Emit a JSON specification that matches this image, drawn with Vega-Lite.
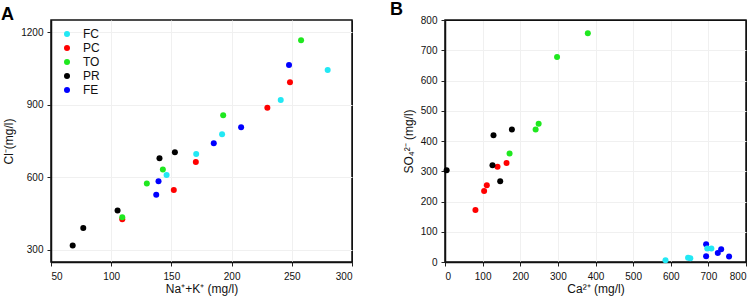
{
  "$schema": "https://vega.github.io/schema/vega-lite/v6.json",
  "padding": {"left": 0, "top": 0, "right": 5, "bottom": 5},
  "spacing": 93,
  "bounds": "flush",
  "datasets": {
    "a": [
      {"g": "FE", "x": 247.7, "y": 1064}, {"g": "FE", "x": 207.9, "y": 807}, {"g": "FE", "x": 185.2, "y": 741}, {"g": "FE", "x": 139.3, "y": 584}, {"g": "FE", "x": 137.4, "y": 528},
      {"g": "PC", "x": 248.5, "y": 993}, {"g": "PC", "x": 229.7, "y": 887}, {"g": "PC", "x": 170.3, "y": 663}, {"g": "PC", "x": 152, "y": 548}, {"g": "PC", "x": 109.2, "y": 427},
      {"g": "TO", "x": 257.7, "y": 1166}, {"g": "TO", "x": 193, "y": 856}, {"g": "TO", "x": 142.9, "y": 632}, {"g": "TO", "x": 129.6, "y": 574}, {"g": "TO", "x": 109.2, "y": 435},
      {"g": "PR", "x": 152.9, "y": 703}, {"g": "PR", "x": 140.1, "y": 679}, {"g": "PR", "x": 105.3, "y": 463}, {"g": "PR", "x": 76.8, "y": 390}, {"g": "PR", "x": 68, "y": 318},
      {"g": "FC", "x": 279.8, "y": 1043}, {"g": "FC", "x": 240.8, "y": 919}, {"g": "FC", "x": 192.1, "y": 778}, {"g": "FC", "x": 170.6, "y": 696}, {"g": "FC", "x": 146, "y": 609}
    ],
    "b": [
      {"g": "FE", "x": 694, "y": 59}, {"g": "FE", "x": 694, "y": 19}, {"g": "FE", "x": 725, "y": 30}, {"g": "FE", "x": 734, "y": 42}, {"g": "FE", "x": 755, "y": 18},
      {"g": "PC", "x": 163.6, "y": 327}, {"g": "PC", "x": 139.6, "y": 315}, {"g": "PC", "x": 111.1, "y": 254}, {"g": "PC", "x": 104, "y": 235}, {"g": "PC", "x": 80.9, "y": 172},
      {"g": "TO", "x": 379.6, "y": 756}, {"g": "TO", "x": 297.8, "y": 678}, {"g": "TO", "x": 248.9, "y": 457}, {"g": "TO", "x": 240.9, "y": 438}, {"g": "TO", "x": 171.6, "y": 359},
      {"g": "PR", "x": 177.8, "y": 438}, {"g": "PR", "x": 128.9, "y": 419}, {"g": "PR", "x": 126.2, "y": 320}, {"g": "PR", "x": 4.4, "y": 303}, {"g": "PR", "x": 146.7, "y": 267},
      {"g": "FC", "x": 586, "y": 6}, {"g": "FC", "x": 646, "y": 14}, {"g": "FC", "x": 652, "y": 12}, {"g": "FC", "x": 697, "y": 45}, {"g": "FC", "x": 708, "y": 45}
    ]
  },
  "hconcat": [
    {
      "width": 301,
      "height": 242,
      "title": {"text": "A", "anchor": "start", "frame": "group", "dx": -50, "offset": -18, "baseline": "alphabetic", "fontSize": 18, "fontWeight": "bold", "font": "Liberation Sans", "color": "#000"},
      "data": {"name": "a"},
      "mark": {"type": "circle", "size": 36, "opacity": 1},
      "encoding": {
        "x": {"field": "x", "type": "quantitative", "title": "Na⁺+K⁺ (mg/l)", "scale": {"domain": [50, 300], "nice": false, "zero": false}, "axis": {"values": [50, 100, 150, 200, 250, 300], "format": "d", "gridColor": {"condition": {"test": "datum.value == 50 || datum.value == 300", "value": "#111111"}, "value": "#f0f0f0"}}},
        "y": {"field": "y", "type": "quantitative", "title": "Cl⁻(mg/l)", "scale": {"domain": [250, 1250], "nice": false, "zero": false}, "axis": {"values": [300, 600, 900, 1200], "format": "d"}},
        "color": {"field": "g", "type": "nominal", "scale": {"domain": ["FC", "PC", "TO", "PR", "FE"], "range": ["#22e8f4", "#ff0000", "#1fe81f", "#000000", "#0000ff"]}, "legend": {"title": null, "orient": "none", "legendX": 10, "legendY": 8}}
      }
    },
    {
      "width": 301,
      "height": 242,
      "title": {"text": "B", "anchor": "start", "frame": "group", "dx": -55, "offset": -18, "baseline": "alphabetic", "fontSize": 18, "fontWeight": "bold", "font": "Liberation Sans", "color": "#000"},
      "data": {"name": "b"},
      "mark": {"type": "circle", "size": 36, "opacity": 1},
      "encoding": {
        "x": {"field": "x", "type": "quantitative", "title": "Ca²⁺ (mg/l)", "scale": {"domain": [0, 800], "nice": false}, "axis": {"values": [0, 100, 200, 300, 400, 500, 600, 700, 800], "format": "d", "gridColor": {"condition": {"test": "datum.value == 0 || datum.value == 800", "value": "#111111"}, "value": "#f0f0f0"}}},
        "y": {"field": "y", "type": "quantitative", "title": "SO₄²⁻ (mg/l)", "scale": {"domain": [0, 800], "nice": false}, "axis": {"values": [0, 100, 200, 300, 400, 500, 600, 700, 800], "format": "d", "gridColor": {"condition": {"test": "datum.value == 0 || datum.value == 800", "value": "#111111"}, "value": "#f0f0f0"}}},
        "color": {"field": "g", "type": "nominal", "scale": {"domain": ["FC", "PC", "TO", "PR", "FE"], "range": ["#22e8f4", "#ff0000", "#1fe81f", "#000000", "#0000ff"]}, "legend": null}
      }
    }
  ],
  "resolve": {"scale": {"color": "independent"}, "legend": {"color": "independent"}},
  "config": {
    "background": "#ffffff",
    "font": "Liberation Sans",
    "view": {"stroke": "#111111", "strokeWidth": 1.5},
    "axis": {
      "domain": true,
      "domainColor": "#111111",
      "domainWidth": 1.5,
      "grid": true,
      "gridColor": "#f0f0f0",
      "gridWidth": 1,
      "ticks": true,
      "tickSize": 4,
      "tickColor": "#222222",
      "labelFont": "Liberation Sans",
      "labelFontSize": 10,
      "labelColor": "#111111",
      "labelPadding": 4,
      "titleFont": "Liberation Sans",
      "titleFontSize": 12,
      "titleFontWeight": "normal",
      "titleColor": "#111111"
    },
    "axisX": {"titlePadding": 2, "labelPadding": 5},
    "axisY": {"titlePadding": 5},
    "legend": {
      "padding": 0,
      "labelFont": "Liberation Sans",
      "labelFontSize": 12,
      "labelColor": "#111111",
      "labelOffset": 10,
      "symbolType": "circle",
      "symbolSize": 36,
      "symbolStrokeWidth": 0,
      "rowPadding": 2,
      "symbolOpacity": 1
    }
  }
}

Directions => Copy out all of the material exactly as written, without its pictures.

Correct result =>
Emit a JSON specification that matches this image, drawn with Vega-Lite.
{
  "$schema": "https://vega.github.io/schema/vega-lite/v6.json",
  "padding": {"left": 0, "top": 0, "right": 5, "bottom": 5},
  "spacing": 93,
  "bounds": "flush",
  "datasets": {
    "a": [
      {"g": "FE", "x": 247.7, "y": 1064}, {"g": "FE", "x": 207.9, "y": 807}, {"g": "FE", "x": 185.2, "y": 741}, {"g": "FE", "x": 139.3, "y": 584}, {"g": "FE", "x": 137.4, "y": 528},
      {"g": "PC", "x": 248.5, "y": 993}, {"g": "PC", "x": 229.7, "y": 887}, {"g": "PC", "x": 170.3, "y": 663}, {"g": "PC", "x": 152, "y": 548}, {"g": "PC", "x": 109.2, "y": 427},
      {"g": "TO", "x": 257.7, "y": 1166}, {"g": "TO", "x": 193, "y": 856}, {"g": "TO", "x": 142.9, "y": 632}, {"g": "TO", "x": 129.6, "y": 574}, {"g": "TO", "x": 109.2, "y": 435},
      {"g": "PR", "x": 152.9, "y": 703}, {"g": "PR", "x": 140.1, "y": 679}, {"g": "PR", "x": 105.3, "y": 463}, {"g": "PR", "x": 76.8, "y": 390}, {"g": "PR", "x": 68, "y": 318},
      {"g": "FC", "x": 279.8, "y": 1043}, {"g": "FC", "x": 240.8, "y": 919}, {"g": "FC", "x": 192.1, "y": 778}, {"g": "FC", "x": 170.6, "y": 696}, {"g": "FC", "x": 146, "y": 609}
    ],
    "b": [
      {"g": "FE", "x": 694, "y": 59}, {"g": "FE", "x": 694, "y": 19}, {"g": "FE", "x": 725, "y": 30}, {"g": "FE", "x": 734, "y": 42}, {"g": "FE", "x": 755, "y": 18},
      {"g": "PC", "x": 163.6, "y": 327}, {"g": "PC", "x": 139.6, "y": 315}, {"g": "PC", "x": 111.1, "y": 254}, {"g": "PC", "x": 104, "y": 235}, {"g": "PC", "x": 80.9, "y": 172},
      {"g": "TO", "x": 379.6, "y": 756}, {"g": "TO", "x": 297.8, "y": 678}, {"g": "TO", "x": 248.9, "y": 457}, {"g": "TO", "x": 240.9, "y": 438}, {"g": "TO", "x": 171.6, "y": 359},
      {"g": "PR", "x": 177.8, "y": 438}, {"g": "PR", "x": 128.9, "y": 419}, {"g": "PR", "x": 126.2, "y": 320}, {"g": "PR", "x": 4.4, "y": 303}, {"g": "PR", "x": 146.7, "y": 267},
      {"g": "FC", "x": 586, "y": 6}, {"g": "FC", "x": 646, "y": 14}, {"g": "FC", "x": 652, "y": 12}, {"g": "FC", "x": 697, "y": 45}, {"g": "FC", "x": 708, "y": 45}
    ]
  },
  "hconcat": [
    {
      "width": 301,
      "height": 242,
      "title": {"text": "A", "anchor": "start", "frame": "group", "dx": -50, "offset": -18, "baseline": "alphabetic", "fontSize": 18, "fontWeight": "bold", "font": "Liberation Sans", "color": "#000"},
      "data": {"name": "a"},
      "mark": {"type": "circle", "size": 36, "opacity": 1},
      "encoding": {
        "x": {"field": "x", "type": "quantitative", "title": "Na⁺+K⁺ (mg/l)", "scale": {"domain": [50, 300], "nice": false, "zero": false}, "axis": {"values": [50, 100, 150, 200, 250, 300], "format": "d", "gridColor": {"condition": {"test": "datum.value == 50 || datum.value == 300", "value": "#111111"}, "value": "#f0f0f0"}}},
        "y": {"field": "y", "type": "quantitative", "title": "Cl⁻(mg/l)", "scale": {"domain": [250, 1250], "nice": false, "zero": false}, "axis": {"values": [300, 600, 900, 1200], "format": "d"}},
        "color": {"field": "g", "type": "nominal", "scale": {"domain": ["FC", "PC", "TO", "PR", "FE"], "range": ["#22e8f4", "#ff0000", "#1fe81f", "#000000", "#0000ff"]}, "legend": {"title": null, "orient": "none", "legendX": 10, "legendY": 8}}
      }
    },
    {
      "width": 301,
      "height": 242,
      "title": {"text": "B", "anchor": "start", "frame": "group", "dx": -55, "offset": -18, "baseline": "alphabetic", "fontSize": 18, "fontWeight": "bold", "font": "Liberation Sans", "color": "#000"},
      "data": {"name": "b"},
      "mark": {"type": "circle", "size": 36, "opacity": 1},
      "encoding": {
        "x": {"field": "x", "type": "quantitative", "title": "Ca²⁺ (mg/l)", "scale": {"domain": [0, 800], "nice": false}, "axis": {"values": [0, 100, 200, 300, 400, 500, 600, 700, 800], "format": "d", "gridColor": {"condition": {"test": "datum.value == 0 || datum.value == 800", "value": "#111111"}, "value": "#f0f0f0"}}},
        "y": {"field": "y", "type": "quantitative", "title": "SO₄²⁻ (mg/l)", "scale": {"domain": [0, 800], "nice": false}, "axis": {"values": [0, 100, 200, 300, 400, 500, 600, 700, 800], "format": "d", "gridColor": {"condition": {"test": "datum.value == 0 || datum.value == 800", "value": "#111111"}, "value": "#f0f0f0"}}},
        "color": {"field": "g", "type": "nominal", "scale": {"domain": ["FC", "PC", "TO", "PR", "FE"], "range": ["#22e8f4", "#ff0000", "#1fe81f", "#000000", "#0000ff"]}, "legend": null}
      }
    }
  ],
  "resolve": {"scale": {"color": "independent"}, "legend": {"color": "independent"}},
  "config": {
    "background": "#ffffff",
    "font": "Liberation Sans",
    "view": {"stroke": "#111111", "strokeWidth": 1.5},
    "axis": {
      "domain": true,
      "domainColor": "#111111",
      "domainWidth": 1.5,
      "grid": true,
      "gridColor": "#f0f0f0",
      "gridWidth": 1,
      "ticks": true,
      "tickSize": 4,
      "tickColor": "#222222",
      "labelFont": "Liberation Sans",
      "labelFontSize": 10,
      "labelColor": "#111111",
      "labelPadding": 4,
      "titleFont": "Liberation Sans",
      "titleFontSize": 12,
      "titleFontWeight": "normal",
      "titleColor": "#111111"
    },
    "axisX": {"titlePadding": 2, "labelPadding": 5},
    "axisY": {"titlePadding": 5},
    "legend": {
      "padding": 0,
      "labelFont": "Liberation Sans",
      "labelFontSize": 12,
      "labelColor": "#111111",
      "labelOffset": 10,
      "symbolType": "circle",
      "symbolSize": 36,
      "symbolStrokeWidth": 0,
      "rowPadding": 2,
      "symbolOpacity": 1
    }
  }
}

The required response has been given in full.